Why modularity matters - lessons from maintaining monoliths at scale

Why modularity matters - lessons from maintaining monoliths at scale

At AppMap, I work every day with companies both large and small who want to build and ship code more efficiently. We do that by helping developers onboard to new code faster, debug more efficiently, and avoid shipping with architecture flaws.

Developing efficiently gets harder as code bases grow larger. On small code bases, concepts like modularity, boundaries, internal APIs, and clear areas of responsibility can seem like abstract or academic concerns. Compared to the immediate challenge of fixing the bug or finishing the feature for this week’s sprint, concerns about architectural cleanliness can feel unimportant.

Testability reflects modularity

So, it’s been interesting for us to work with developers who are maintaining monolithic Ruby and Java applications which are as large as 1 million lines of code. At this scale, clean architecture and modularity are critical, not academic concerns. The most compelling reason for this that I have seen so far is testability.

modularity

On a small codebase, all available automated tests are typically run on each change. As the codebase grows and the testing time starts to exceed an hour or so, developers become conscious about speeding up the test suite. Slow tests are optimized, and parallel testing is used to speed up the overall test time.

But as a codebase becomes really large, there’s just no way to run the entire test suite in one hour. The only way that testing remains practical is to run a subset of the entire suite, and that’s where modularity becomes critical. For each proposed change, it’s necessary to identify the region of affected code, or “blast radius”, of that change. When the code is internally modular and uses defined service boundaries, these boundaries can be used to identify the subsets of the test suite that need to be run.

Scaling like the big boys

This is the approach used by Google. Google’s build and test system, Blaze[1], is able to take a sophisticated approach to dependency resolution. Blaze requires service boundaries to be defined using a strongly typed interface definition language (such as protocol buffers), making it possible to compute the blast radius of most code changes. To make this static analysis as effective as possible, Google also prefers the use of typed languages.

When a large codebase does not have any meaningful internal boundaries, computing a subset of tests to run for a particular changeset is more difficult. Yet, it is possible to compute an approximate blast radius by collecting data about a wide variety of code execution paths, and comparing these code paths with the known set of modified classes or packages. Sometimes, due to lack of coherence in the codebase, this is the only feasible approach.

Real world examples

The open source e-commerce system Solidus[2] is a good project to look at for understanding some of the challenges of scaling and modularity. One immediate observation: Solidus does not use the standard Rails project organization. Rather, it’s split into 5 different Ruby libraries (“gems”): core, api, backend, frontend, sample. This segmentation alone is enough to drive a significant amount of modularity.
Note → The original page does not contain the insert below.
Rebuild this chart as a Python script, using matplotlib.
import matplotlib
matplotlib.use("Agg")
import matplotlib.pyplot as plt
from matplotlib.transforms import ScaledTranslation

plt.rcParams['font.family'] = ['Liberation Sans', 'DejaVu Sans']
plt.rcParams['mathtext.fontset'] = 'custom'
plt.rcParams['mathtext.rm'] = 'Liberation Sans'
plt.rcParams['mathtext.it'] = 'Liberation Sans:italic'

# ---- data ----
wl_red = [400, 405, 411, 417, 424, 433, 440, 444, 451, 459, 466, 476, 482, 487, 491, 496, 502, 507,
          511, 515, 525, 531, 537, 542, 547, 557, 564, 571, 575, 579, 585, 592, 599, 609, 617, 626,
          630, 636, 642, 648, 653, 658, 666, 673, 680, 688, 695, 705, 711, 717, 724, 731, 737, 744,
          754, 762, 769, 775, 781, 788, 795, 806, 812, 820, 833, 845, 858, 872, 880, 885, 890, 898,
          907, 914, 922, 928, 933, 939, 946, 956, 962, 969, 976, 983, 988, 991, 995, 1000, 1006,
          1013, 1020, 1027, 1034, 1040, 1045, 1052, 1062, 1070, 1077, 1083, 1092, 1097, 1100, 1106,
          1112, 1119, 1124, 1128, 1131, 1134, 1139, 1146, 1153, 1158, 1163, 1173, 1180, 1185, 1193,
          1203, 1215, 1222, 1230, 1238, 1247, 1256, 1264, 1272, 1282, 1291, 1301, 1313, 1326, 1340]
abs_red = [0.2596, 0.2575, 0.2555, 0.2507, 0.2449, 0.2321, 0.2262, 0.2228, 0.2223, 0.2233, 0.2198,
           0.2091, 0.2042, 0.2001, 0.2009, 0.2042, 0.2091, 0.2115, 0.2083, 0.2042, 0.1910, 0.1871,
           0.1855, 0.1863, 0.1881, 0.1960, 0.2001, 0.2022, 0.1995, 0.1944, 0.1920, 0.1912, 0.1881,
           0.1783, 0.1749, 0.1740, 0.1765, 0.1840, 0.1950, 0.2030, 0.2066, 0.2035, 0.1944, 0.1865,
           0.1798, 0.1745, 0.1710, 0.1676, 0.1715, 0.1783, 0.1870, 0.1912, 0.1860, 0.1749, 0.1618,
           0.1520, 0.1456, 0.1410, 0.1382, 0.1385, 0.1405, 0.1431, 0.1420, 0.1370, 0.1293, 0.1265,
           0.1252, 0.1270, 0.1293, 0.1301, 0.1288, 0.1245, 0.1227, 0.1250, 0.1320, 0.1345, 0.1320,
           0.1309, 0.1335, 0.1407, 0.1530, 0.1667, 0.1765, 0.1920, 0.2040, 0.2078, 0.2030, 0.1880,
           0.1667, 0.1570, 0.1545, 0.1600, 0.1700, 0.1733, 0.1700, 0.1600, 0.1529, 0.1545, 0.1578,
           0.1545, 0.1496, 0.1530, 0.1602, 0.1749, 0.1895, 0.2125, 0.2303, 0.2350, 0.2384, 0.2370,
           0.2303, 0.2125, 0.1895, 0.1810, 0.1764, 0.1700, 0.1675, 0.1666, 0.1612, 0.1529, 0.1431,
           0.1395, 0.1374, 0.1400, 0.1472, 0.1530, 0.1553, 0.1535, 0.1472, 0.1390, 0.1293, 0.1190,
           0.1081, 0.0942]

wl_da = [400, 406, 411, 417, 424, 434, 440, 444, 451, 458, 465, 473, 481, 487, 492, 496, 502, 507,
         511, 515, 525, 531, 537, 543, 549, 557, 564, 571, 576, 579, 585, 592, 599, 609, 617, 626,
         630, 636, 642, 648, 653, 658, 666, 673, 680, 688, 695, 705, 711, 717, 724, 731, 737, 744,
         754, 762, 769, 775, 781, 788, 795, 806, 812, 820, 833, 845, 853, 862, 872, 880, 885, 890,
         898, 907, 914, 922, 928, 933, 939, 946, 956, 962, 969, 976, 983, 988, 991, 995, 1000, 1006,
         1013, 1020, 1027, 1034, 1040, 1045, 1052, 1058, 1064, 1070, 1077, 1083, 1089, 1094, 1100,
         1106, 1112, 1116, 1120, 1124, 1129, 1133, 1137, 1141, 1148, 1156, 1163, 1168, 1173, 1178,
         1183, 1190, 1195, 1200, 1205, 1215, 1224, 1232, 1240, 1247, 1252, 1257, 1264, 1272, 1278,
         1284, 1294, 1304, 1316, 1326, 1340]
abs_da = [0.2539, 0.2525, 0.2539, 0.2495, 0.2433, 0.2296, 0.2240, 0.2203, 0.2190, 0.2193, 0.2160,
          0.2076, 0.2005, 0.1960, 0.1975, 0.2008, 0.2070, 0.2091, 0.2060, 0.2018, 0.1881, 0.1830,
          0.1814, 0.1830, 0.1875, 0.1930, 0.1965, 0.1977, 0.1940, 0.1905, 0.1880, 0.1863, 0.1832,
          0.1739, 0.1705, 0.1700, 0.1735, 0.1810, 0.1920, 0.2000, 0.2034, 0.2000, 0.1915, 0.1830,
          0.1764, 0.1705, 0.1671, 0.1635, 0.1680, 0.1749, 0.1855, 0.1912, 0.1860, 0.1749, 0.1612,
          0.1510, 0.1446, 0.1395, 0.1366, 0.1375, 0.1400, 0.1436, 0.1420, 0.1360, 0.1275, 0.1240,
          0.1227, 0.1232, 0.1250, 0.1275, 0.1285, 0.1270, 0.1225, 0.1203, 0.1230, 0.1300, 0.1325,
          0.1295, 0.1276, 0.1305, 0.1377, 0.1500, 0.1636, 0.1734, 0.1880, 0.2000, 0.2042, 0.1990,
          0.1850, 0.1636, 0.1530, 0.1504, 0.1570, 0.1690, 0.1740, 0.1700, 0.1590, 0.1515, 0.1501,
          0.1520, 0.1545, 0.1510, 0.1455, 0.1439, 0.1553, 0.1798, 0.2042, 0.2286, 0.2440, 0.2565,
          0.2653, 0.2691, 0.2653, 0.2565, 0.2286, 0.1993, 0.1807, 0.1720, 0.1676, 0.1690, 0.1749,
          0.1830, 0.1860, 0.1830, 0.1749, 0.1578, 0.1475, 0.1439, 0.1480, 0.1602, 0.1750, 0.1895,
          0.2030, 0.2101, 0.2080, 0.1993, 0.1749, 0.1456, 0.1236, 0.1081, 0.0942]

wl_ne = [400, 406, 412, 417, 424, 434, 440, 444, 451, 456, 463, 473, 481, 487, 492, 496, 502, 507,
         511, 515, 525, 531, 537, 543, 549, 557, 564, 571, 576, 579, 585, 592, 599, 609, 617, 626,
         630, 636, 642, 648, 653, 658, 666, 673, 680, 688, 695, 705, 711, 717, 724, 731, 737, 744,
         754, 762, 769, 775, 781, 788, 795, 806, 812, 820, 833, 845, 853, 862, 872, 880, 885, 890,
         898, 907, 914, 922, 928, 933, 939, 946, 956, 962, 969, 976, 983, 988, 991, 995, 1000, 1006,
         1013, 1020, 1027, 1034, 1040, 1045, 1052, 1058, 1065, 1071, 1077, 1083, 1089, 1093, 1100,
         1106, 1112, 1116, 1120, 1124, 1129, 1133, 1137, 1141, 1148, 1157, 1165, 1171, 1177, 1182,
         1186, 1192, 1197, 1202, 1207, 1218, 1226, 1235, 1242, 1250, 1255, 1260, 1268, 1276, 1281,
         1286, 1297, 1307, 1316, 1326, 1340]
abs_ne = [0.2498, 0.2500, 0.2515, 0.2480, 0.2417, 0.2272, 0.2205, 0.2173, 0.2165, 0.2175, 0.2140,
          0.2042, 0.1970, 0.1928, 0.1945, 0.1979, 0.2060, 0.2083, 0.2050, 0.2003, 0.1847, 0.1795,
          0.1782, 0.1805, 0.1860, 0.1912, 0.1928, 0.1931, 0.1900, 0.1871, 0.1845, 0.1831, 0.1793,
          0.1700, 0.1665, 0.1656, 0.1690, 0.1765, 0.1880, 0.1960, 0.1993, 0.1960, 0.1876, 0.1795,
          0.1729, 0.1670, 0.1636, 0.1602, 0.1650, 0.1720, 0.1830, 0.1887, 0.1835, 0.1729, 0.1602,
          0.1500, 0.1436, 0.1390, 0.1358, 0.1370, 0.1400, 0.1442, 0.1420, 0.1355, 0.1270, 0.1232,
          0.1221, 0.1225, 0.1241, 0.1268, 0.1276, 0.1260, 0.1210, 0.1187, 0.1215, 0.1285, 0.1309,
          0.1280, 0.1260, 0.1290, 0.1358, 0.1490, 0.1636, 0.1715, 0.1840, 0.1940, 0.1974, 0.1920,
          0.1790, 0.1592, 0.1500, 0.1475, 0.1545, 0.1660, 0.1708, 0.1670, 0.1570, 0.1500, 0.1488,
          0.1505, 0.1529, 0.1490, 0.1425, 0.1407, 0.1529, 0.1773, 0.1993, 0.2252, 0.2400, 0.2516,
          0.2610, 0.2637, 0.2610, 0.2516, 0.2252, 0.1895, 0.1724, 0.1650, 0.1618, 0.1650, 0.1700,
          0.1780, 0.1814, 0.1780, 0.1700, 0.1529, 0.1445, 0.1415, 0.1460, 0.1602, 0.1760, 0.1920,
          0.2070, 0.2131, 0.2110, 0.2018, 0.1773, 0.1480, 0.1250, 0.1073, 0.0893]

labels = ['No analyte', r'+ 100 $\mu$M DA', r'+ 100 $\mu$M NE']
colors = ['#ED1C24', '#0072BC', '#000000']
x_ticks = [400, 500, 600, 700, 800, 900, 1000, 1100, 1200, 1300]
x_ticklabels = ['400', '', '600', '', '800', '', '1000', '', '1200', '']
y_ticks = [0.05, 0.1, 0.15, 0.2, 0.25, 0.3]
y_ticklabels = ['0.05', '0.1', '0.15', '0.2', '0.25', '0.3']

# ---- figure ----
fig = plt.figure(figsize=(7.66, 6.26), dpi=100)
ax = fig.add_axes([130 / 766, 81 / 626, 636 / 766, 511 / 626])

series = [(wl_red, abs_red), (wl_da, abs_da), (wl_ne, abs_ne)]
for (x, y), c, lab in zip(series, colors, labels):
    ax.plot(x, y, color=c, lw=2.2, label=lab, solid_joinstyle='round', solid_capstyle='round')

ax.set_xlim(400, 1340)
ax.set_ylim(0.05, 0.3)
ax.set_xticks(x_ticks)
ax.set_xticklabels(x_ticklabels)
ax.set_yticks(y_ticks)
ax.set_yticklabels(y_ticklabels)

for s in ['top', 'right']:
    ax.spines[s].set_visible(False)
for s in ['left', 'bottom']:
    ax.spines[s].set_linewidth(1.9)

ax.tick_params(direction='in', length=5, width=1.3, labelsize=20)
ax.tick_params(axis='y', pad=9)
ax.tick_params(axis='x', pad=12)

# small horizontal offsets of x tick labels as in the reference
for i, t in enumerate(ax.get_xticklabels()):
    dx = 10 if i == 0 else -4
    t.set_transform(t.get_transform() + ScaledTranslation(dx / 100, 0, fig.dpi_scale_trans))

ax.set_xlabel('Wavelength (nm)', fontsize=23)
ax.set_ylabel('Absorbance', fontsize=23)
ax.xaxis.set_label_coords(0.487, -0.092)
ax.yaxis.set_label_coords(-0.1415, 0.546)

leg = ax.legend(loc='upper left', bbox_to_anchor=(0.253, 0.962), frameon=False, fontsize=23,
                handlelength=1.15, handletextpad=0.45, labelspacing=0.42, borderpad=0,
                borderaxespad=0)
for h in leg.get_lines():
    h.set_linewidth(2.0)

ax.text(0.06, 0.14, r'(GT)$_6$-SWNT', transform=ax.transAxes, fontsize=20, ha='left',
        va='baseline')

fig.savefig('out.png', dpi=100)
In order to present a good example of internal code organization, I found a large open source project which is similar to Solidus. Then I created this diagram[3] by analyzing over 5,000 test cases in its test suite.

solidus appmap

One thing that stands out in this diagram is the database access occurring from many different parts of the code. One approach to improving the maintainability of this code might be to re-organize database access so that it occurs from a dedicated package. Routing all the database access through a dedicated and well-structured package can help to confine the “blast radius” of schema changes.

Recommendations

If you inherit a large codebase, you don’t have much control over the internal architecture. If it’s already devolved into a “ball of mud”, you have to work with it as it is. Attack the testing problem with a multi-faceted strategy.

  1. Begin to add internal modularity.
  2. Identify and speed up particularly slow tests.
  3. Collect data about code execution paths and use it to compute your best-guess blast radius for a given change.

If your codebase is medium-sized and growing, recognize the importance of modularity and start to head in that direction. You have some time to get there, but it’s useful to get started now. Some concrete things you can do:

  1. Measure the modularity of the code, and look for some obvious areas of deficiency.
  2. Set some modularity goals, and drive towards those goals over time. Having these goals will also help the business owners to understand how the time being spent on this effort is paying dividends. Good initial goals might be to centralize the database access in a single package, or to refactor domain logic out of the controllers and models and into dedicated packages.
  3. Educate stakeholders about a basic fact - the faster the tests can be run, the quicker and more frequently the product can be released.

Everyone understands, and loves, the value of speed!

Open source resources

  • [1] Bazel, a build and test tool based on Google Blaze.
  • [2] Solidus, an e-commerce system, written in Ruby on Rails.
  • [3] AppMap, a tool to record, display, and analyze end-to-end code and data flows.
  • Shopify/packwerk, a Ruby library for defining and enforcing modularity.